##### Recorded data

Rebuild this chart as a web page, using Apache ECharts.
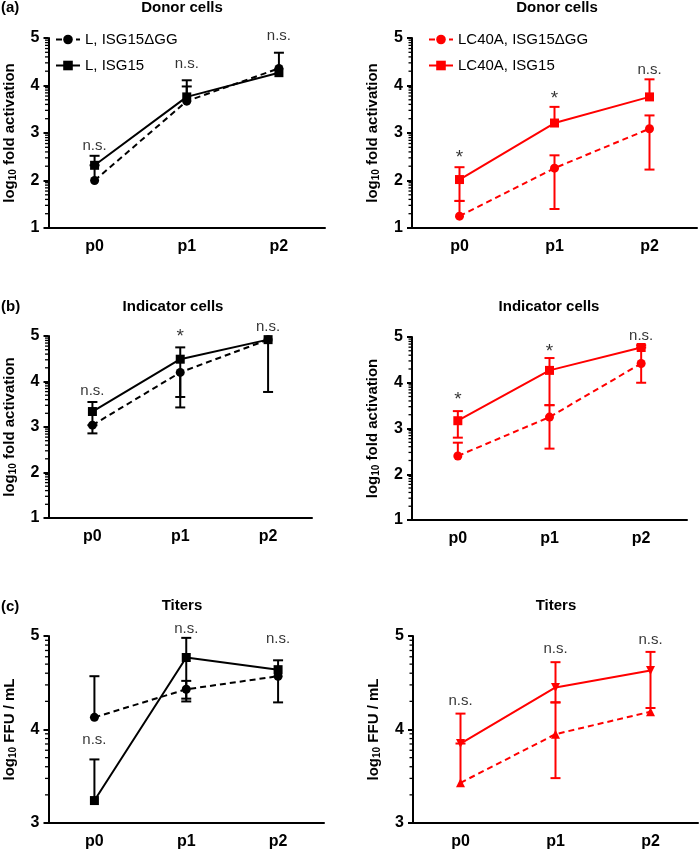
<!DOCTYPE html>
<html><head><meta charset="utf-8">
<script src="https://cdn.jsdelivr.net/npm/echarts@6/dist/echarts.min.js"></script>
<style>html,body{margin:0;padding:0;background:#fff}#c{width:700px;height:850px}</style>
</head><body><div id="c"></div>
<script>
// ---------- data ----------
const categories = ['p0', 'p1', 'p2'];

// (a) Donor cells – L
const aL_dGG = [2.00, 3.67, 4.36];
const aL_dGG_err = [[2.00, 2.32], [3.67, 3.98], [4.36, 4.69]];
const aL_wt = [2.32, 3.76, 4.27];
const aL_wt_err = [[2.32, 2.52], [3.76, 4.11], [4.27, 4.27]];
const aL_sig = ['n.s.', 'n.s.', 'n.s.'];
const aL_sigY = [2.73, 4.46, 5.04];

// (a) Donor cells – LC40A
const aR_dGG = [1.25, 2.26, 3.09];
const aR_dGG_err = [[1.25, 1.57], [1.40, 2.53], [2.23, 3.37]];
const aR_wt = [2.02, 3.21, 3.76];
const aR_wt_err = [[1.57, 2.28], [3.21, 3.55], [3.76, 4.13]];
const aR_sig = ['*', '*', 'n.s.'];
const aR_sigY = [2.48, 3.73, 4.33];

// (b) Indicator cells – L
const bL_dGG = [3.04, 4.20, 4.92];
const bL_dGG_err = [[2.86, 3.04], [3.43, 4.20], [4.92, 4.92]];
const bL_wt = [3.34, 4.49, 4.92];
const bL_wt_err = [[3.04, 3.55], [3.66, 4.75], [3.77, 4.92]];
const bL_sig = ['n.s.', '*', 'n.s.'];
const bL_sigY = [3.80, 4.99, 5.21];

// (b) Indicator cells – LC40A
const bR_dGG = [2.40, 3.25, 4.42];
const bR_dGG_err = [[2.40, 2.69], [2.56, 3.51], [4.00, 4.77]];
const bR_wt = [3.17, 4.27, 4.77];
const bR_wt_err = [[2.80, 3.38], [3.51, 4.54], [4.77, 4.82]];
const bR_sig = ['*', '*', 'n.s.'];
const bR_sigY = [3.63, 4.68, 5.02];

// (c) Titers – L
const cL_dGG = [4.13, 4.43, 4.57];
const cL_dGG_err = [[4.13, 4.57], [4.33, 4.52], [4.29, 4.57]];
const cL_wt = [3.24, 4.77, 4.64];
const cL_wt_err = [[3.24, 3.68], [4.30, 4.98], [4.64, 4.74]];
const cL_sig = ['n.s.', 'n.s.', 'n.s.'];
const cL_sigY = [3.89, 5.08, 4.97];

// (c) Titers – LC40A
const cR_dGG = [3.43, 3.95, 4.19];
const cR_dGG_err = [[3.43, 3.85], [3.48, 4.29], [4.19, 4.19]];
const cR_wt = [3.85, 4.45, 4.63];
const cR_wt_err = [[3.85, 4.17], [4.29, 4.72], [4.23, 4.83]];
const cR_sig = ['n.s.', 'n.s.', 'n.s.'];
const cR_sigY = [4.31, 4.86, 4.96];

const activationTicks = [1, 5];   // min, max of log10 fold activation axes
const titerTicks = [3, 5];        // min, max of log10 FFU/mL axes
const logMinor = [0.301, 0.477, 0.602, 0.699, 0.778, 0.845, 0.903, 0.954];

// ---------- layout ----------
const FONT = "'Liberation Sans', Arial, Helvetica, sans-serif";
const BLACK = '#000000';
const RED = '#ff0000';

const panels = [
  { grid: {left: 39, top: 38, width: 286, height: 190}, range: activationTicks, yname: 'fold activation', color: BLACK,
    dGG: aL_dGG, dGGe: aL_dGG_err, wt: aL_wt, wte: aL_wt_err, sig: aL_sig, sigY: aL_sigY,
    names: ['L, ISG15\u0394GG', 'L, ISG15'], syms: ['circle', 'rect'], rot: [0, 0] },
  { grid: {left: 412, top: 38, width: 285, height: 190}, range: activationTicks, yname: 'fold activation', color: RED,
    dGG: aR_dGG, dGGe: aR_dGG_err, wt: aR_wt, wte: aR_wt_err, sig: aR_sig, sigY: aR_sigY,
    names: ['LC40A, ISG15\u0394GG', 'LC40A, ISG15'], syms: ['circle', 'rect'], rot: [0, 0] },
  { grid: {left: 36, top: 336, width: 276, height: 182}, range: activationTicks, yname: 'fold activation', color: BLACK,
    dGG: bL_dGG, dGGe: bL_dGG_err, wt: bL_wt, wte: bL_wt_err, sig: bL_sig, sigY: bL_sigY,
    names: ['bL1', 'bL2'], syms: ['circle', 'rect'], rot: [0, 0] },
  { grid: {left: 412, top: 337, width: 275, height: 183}, range: activationTicks, yname: 'fold activation', color: RED,
    dGG: bR_dGG, dGGe: bR_dGG_err, wt: bR_wt, wte: bR_wt_err, sig: bR_sig, sigY: bR_sigY,
    names: ['bR1', 'bR2'], syms: ['circle', 'rect'], rot: [0, 0] },
  { grid: {left: 37, top: 636, width: 287, height: 190}, range: titerTicks, yname: 'FFU / mL', color: BLACK,
    dGG: cL_dGG, dGGe: cL_dGG_err, wt: cL_wt, wte: cL_wt_err, sig: cL_sig, sigY: cL_sigY,
    names: ['cL1', 'cL2'], syms: ['circle', 'rect'], rot: [0, 0] },
  { grid: {left: 413, top: 636, width: 285, height: 190}, range: titerTicks, yname: 'FFU / mL', color: RED,
    dGG: cR_dGG, dGGe: cR_dGG_err, wt: cR_wt, wte: cR_wt_err, sig: cR_sig, sigY: cR_sigY,
    names: ['cR1', 'cR2'], syms: ['triangle', 'triangle'], rot: [0, 180] }
];

const grid = [], xAxis = [], yAxis = [], series = [];

function errRender(color) {
  return function (params, api) {
    const i = api.value(0);
    const pl = api.coord([i, api.value(1)]);
    const ph = api.coord([i, api.value(2)]);
    const pv = api.coord([i, api.value(3)]);
    const x = pl[0], cw = 5;
    const st = {stroke: color, lineWidth: 2};
    const ch = [{type: 'line', shape: {x1: x, y1: pl[1], x2: x, y2: ph[1]}, style: st}];
    if (Math.abs(pl[1] - pv[1]) > 0.5) ch.push({type: 'line', shape: {x1: x - cw, y1: pl[1], x2: x + cw, y2: pl[1]}, style: st});
    if (Math.abs(ph[1] - pv[1]) > 0.5) ch.push({type: 'line', shape: {x1: x - cw, y1: ph[1], x2: x + cw, y2: ph[1]}, style: st});
    return {type: 'group', children: ch};
  };
}

function minorRender(params, api) {
  const y = api.coord([0, api.value(1)])[1];
  const x = params.coordSys.x;
  return {type: 'line', shape: {x1: x - 3.5, y1: y, x2: x, y2: y}, style: {stroke: '#000', lineWidth: 1.3}};
}

panels.forEach((p, gi) => {
  grid.push(Object.assign({containLabel: false}, p.grid));
  xAxis.push({
    type: 'category', gridIndex: gi, data: categories, boundaryGap: true,
    axisLine: {lineStyle: {color: '#000', width: 2}},
    axisTick: {alignWithLabel: true, length: 5, lineStyle: {color: '#000', width: 2}},
    axisLabel: {color: '#000', fontWeight: 'bold', fontSize: 16, fontFamily: FONT, margin: 11},
    splitLine: {show: false}
  });
  yAxis.push({
    type: 'value', gridIndex: gi, min: p.range[0], max: p.range[1], interval: 1,
    name: '{a|log}{s|10}{a| ' + p.yname + '}', nameLocation: 'middle', nameGap: 30, nameRotate: 90,
    nameTextStyle: {rich: {
      a: {fontSize: 15, fontWeight: 'bold', fontFamily: FONT, color: '#000', lineHeight: 18},
      s: {fontSize: 10, fontWeight: 'bold', fontFamily: FONT, color: '#000', lineHeight: 18, padding: [7, 0, 0, 0]}
    }},
    axisLine: {show: true, lineStyle: {color: '#000', width: 2}},
    axisTick: {show: true, length: 5, lineStyle: {color: '#000', width: 2}},
    axisLabel: {color: '#000', fontWeight: 'bold', fontSize: 16, fontFamily: FONT, margin: 9},
    splitLine: {show: false}
  });
  // minor log ticks (axis decoration)
  const minor = [];
  for (let d = p.range[0]; d < p.range[1]; d++) logMinor.forEach(m => minor.push([0, d + m]));
  series.push({type: 'custom', xAxisIndex: gi, yAxisIndex: gi, data: minor, renderItem: minorRender,
    encode: {x: 0, y: 1}, silent: true, clip: false, z: 1});
  // error bars
  const mkErr = (vals, errs) => vals.map((v, i) => [i, errs[i][0], errs[i][1], v]);
  series.push({type: 'custom', xAxisIndex: gi, yAxisIndex: gi, data: mkErr(p.dGG, p.dGGe),
    renderItem: errRender(p.color), encode: {x: 0, y: [1, 2]}, silent: true, z: 2});
  series.push({type: 'custom', xAxisIndex: gi, yAxisIndex: gi, data: mkErr(p.wt, p.wte),
    renderItem: errRender(p.color), encode: {x: 0, y: [1, 2]}, silent: true, z: 2});
  // lines
  series.push({
    name: p.names[0], type: 'line', xAxisIndex: gi, yAxisIndex: gi, data: p.dGG,
    symbol: p.syms[0], symbolSize: 9, symbolRotate: p.rot[0],
    lineStyle: {color: p.color, width: 2, type: [6, 4]}, itemStyle: {color: p.color},
    showAllSymbol: true, animation: false, z: 3
  });
  series.push({
    name: p.names[1], type: 'line', xAxisIndex: gi, yAxisIndex: gi, data: p.wt,
    symbol: p.syms[1], symbolSize: 9, symbolRotate: p.rot[1],
    lineStyle: {color: p.color, width: 2, type: 'solid'}, itemStyle: {color: p.color},
    showAllSymbol: true, animation: false, z: 3
  });
  // significance labels
  series.push({
    type: 'scatter', xAxisIndex: gi, yAxisIndex: gi, symbolSize: 0, clip: false, silent: true,
    data: p.sig.map((t, i) => [i, p.sigY[i], t]),
    label: {show: true, position: 'inside', color: '#000', textBorderWidth: 0, textBorderColor: 'transparent',
      fontSize: 15, fontFamily: FONT,
      formatter: q => q.data[2] === '*' ? '{st|*}' : q.data[2],
      rich: {st: {fontSize: 19, fontFamily: FONT, color: '#000', textBorderWidth: 0}}},
    z: 4
  });
});

const legendCommon = {
  orient: 'vertical', itemWidth: 24, itemHeight: 12, itemGap: 11,
  textStyle: {fontSize: 15, fontFamily: FONT, color: '#000'}, selectedMode: false
};

const titleText = (t, x, y) => ({type: 'text', x: x, y: y,
  style: {text: t, fill: '#000', font: 'bold 15px ' + FONT, textAlign: 'center', textVerticalAlign: 'middle', align: 'center', verticalAlign: 'middle'}});
const labText = (t, x, y) => ({type: 'text', x: x, y: y,
  style: {text: t, fill: '#000', font: 'bold 15px ' + FONT, textAlign: 'left', textVerticalAlign: 'middle', align: 'left', verticalAlign: 'middle'}});

const chart = echarts.init(document.getElementById('c'), null, {renderer: 'canvas'});
chart.setOption({
  backgroundColor: '#fff',
  animation: false,
  grid, xAxis, yAxis, series,
  legend: [
    Object.assign({left: 50, top: 27, data: [panels[0].names[0], panels[0].names[1]]}, legendCommon),
    Object.assign({left: 423, top: 27, data: [panels[1].names[0], panels[1].names[1]]}, legendCommon)
  ],
  graphic: [
    labText('(a)', 1, 8), labText('(b)', 1, 307), labText('(c)', 1, 607),
    titleText('Donor cells', 182, 8), titleText('Donor cells', 557, 8),
    titleText('Indicator cells', 173, 307), titleText('Indicator cells', 549, 307),
    titleText('Titers', 182, 606), titleText('Titers', 556, 606)
  ]
});
</script>
</body></html>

##########

| What you will do |
Restate each line from the start of the listing through the line bearing "const aR_sigY = [2.48, 3.73, 4.33];" word for word. Drop the pictures.

| Answer below |
Rebuild this chart as a web page, using Apache ECharts.
<!DOCTYPE html>
<html><head><meta charset="utf-8">
<script src="https://cdn.jsdelivr.net/npm/echarts@6/dist/echarts.min.js"></script>
<style>html,body{margin:0;padding:0;background:#fff}#c{width:700px;height:850px}</style>
</head><body><div id="c"></div>
<script>
// ---------- data ----------
const categories = ['p0', 'p1', 'p2'];

// (a) Donor cells – L
const aL_dGG = [2.00, 3.67, 4.36];
const aL_dGG_err = [[2.00, 2.32], [3.67, 3.98], [4.36, 4.69]];
const aL_wt = [2.32, 3.76, 4.27];
const aL_wt_err = [[2.32, 2.52], [3.76, 4.11], [4.27, 4.27]];
const aL_sig = ['n.s.', 'n.s.', 'n.s.'];
const aL_sigY = [2.73, 4.46, 5.04];

// (a) Donor cells – LC40A
const aR_dGG = [1.25, 2.26, 3.09];
const aR_dGG_err = [[1.25, 1.57], [1.40, 2.53], [2.23, 3.37]];
const aR_wt = [2.02, 3.21, 3.76];
const aR_wt_err = [[1.57, 2.28], [3.21, 3.55], [3.76, 4.13]];
const aR_sig = ['*', '*', 'n.s.'];
const aR_sigY = [2.48, 3.73, 4.33];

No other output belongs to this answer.